As things followed the usual grisly post-defeat pattern, Dunphy blaming the first goal on O'Neill being some kind of training ground dosser and resurrecting old jibes at Keane, fans being slagged off for leaving the Aviva early when on previous occasions they'd been criticised for supporting Ireland to the end, claims that the 'best supporters in the world' tag had suddenly proved false when nobody really thought it was true in the first place, calls for some new vaguely defined 'modern approach', suggestions that locked within our team is an ability to play sparkling football stymied by O'Neill, as it apparently has been by every manager before him, it struck me that the only thing worse than watching Ireland bigging itself up is watching Ireland beat itself up. They're two sides of the same coin really, rooted in self-importance and a belief in a kind of Irish exceptionalism. Our emotional barometer seems permanently set to a state of riot.

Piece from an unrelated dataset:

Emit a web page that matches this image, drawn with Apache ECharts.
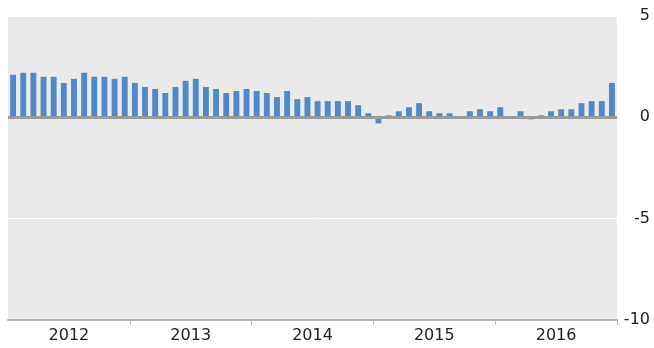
<!DOCTYPE html>
<html>
<head>
<meta charset="utf-8">
<script src="https://cdn.jsdelivr.net/npm/echarts@6/dist/echarts.min.js"></script>
<style>
  html, body { margin: 0; padding: 0; background: #fff; }
  #chart { width: 654px; height: 348px; }
</style>
</head>
<body>
<div id="chart"></div>
<script>
// Monthly values, January 2012 to December 2016
const years = ['2012', '2013', '2014', '2015', '2016'];
const months = [];
years.forEach(y => { for (let m = 1; m <= 12; m++) months.push(y + '-' + String(m).padStart(2, '0')); });

const values2012 = [2.1, 2.2, 2.2, 2.0, 2.0, 1.7, 1.9, 2.2, 2.0, 2.0, 1.9, 2.0];
const values2013 = [1.7, 1.5, 1.4, 1.2, 1.5, 1.8, 1.9, 1.5, 1.4, 1.2, 1.3, 1.4];
const values2014 = [1.3, 1.2, 1.0, 1.3, 0.9, 1.0, 0.8, 0.8, 0.8, 0.8, 0.6, 0.2];
const values2015 = [-0.3, 0.1, 0.3, 0.5, 0.7, 0.3, 0.2, 0.2, 0.0, 0.3, 0.4, 0.3];
const values2016 = [0.5, 0.0, 0.3, -0.1, 0.1, 0.3, 0.4, 0.4, 0.7, 0.8, 0.8, 1.7];
const values = [].concat(values2012, values2013, values2014, values2015, values2016);

const yTicks = [5, 0, -5, -10];

const chart = echarts.init(document.getElementById('chart'));
const font = 'DejaVu Sans';

chart.setOption({
  animation: false,
  grid: {
    left: 8, right: 37, top: 16, bottom: 28,
    show: true, backgroundColor: '#eaeaea', borderWidth: 0
  },
  xAxis: [
    {
      type: 'category', data: months, show: false
    },
    {
      type: 'category', data: years, position: 'bottom',
      axisLine: { show: true, lineStyle: { color: '#b4b4b4', width: 2 } },
      axisTick: {
        show: true, length: 5,
        interval: (i) => i > 0,
        lineStyle: { color: '#b4b4b4', width: 1 }
      },
      axisLabel: { color: '#222', fontFamily: font, fontSize: 16, margin: 8 },
      splitLine: { show: false }
    }
  ],
  yAxis: {
    type: 'value', position: 'right',
    min: Math.min(...yTicks), max: Math.max(...yTicks), interval: 5,
    axisLine: { show: false }, axisTick: { show: false },
    axisLabel: { color: '#222', fontFamily: font, fontSize: 16, align: 'right', margin: 33 },
    splitLine: { show: true, lineStyle: { color: '#ffffff', width: 1 } }
  },
  series: [{
    type: 'bar',
    xAxisIndex: 0,
    data: values,
    barCategoryGap: '42%',
    itemStyle: { color: '#5189c8' },
    markLine: {
      silent: true, symbol: 'none', label: { show: false },
      lineStyle: { color: '#9a9a9a', width: 3, type: 'solid' },
      data: [{ yAxis: 0 }]
    }
  }]
});
</script>
</body>
</html>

Yet in the end what are we? A small mid-level footballing nation which sometimes gets it wrong and sometimes gets it right, which will never win a major trophy but can guarantee its fans a number of big days and happy memories and which, in the next qualifying campaign, will win a few, lose a couple and maybe draw more games than anything else. Our record is tolerable, our players are average and our manager has done as much as could be expected.

I drifted off to sleep on Tuesday night thinking of the 1987 Connacht football final between Mayo and Roscommon. In my first job as a reporter I'd worked hard on a big preview section for the Roscommon Champion. Roscommon at the time were a game but limited side who didn't get going on the day and were well beaten. As I walked out of Hyde Park, a middle-aged man came over to me and shouted, "Now you can write the truth about them, that they're shite."

It would have been the easiest thing to do. It always is. But Roscommon weren't shite and most of the players involved that day would win a couple of Connacht titles before their careers were up. Even the worst of defeats are never quite as apocalyptic as they seem. Teams good enough to put themselves into big games usually prove good enough to bounce back. Ireland will do the same.

It's just going to take a bit longer than four days.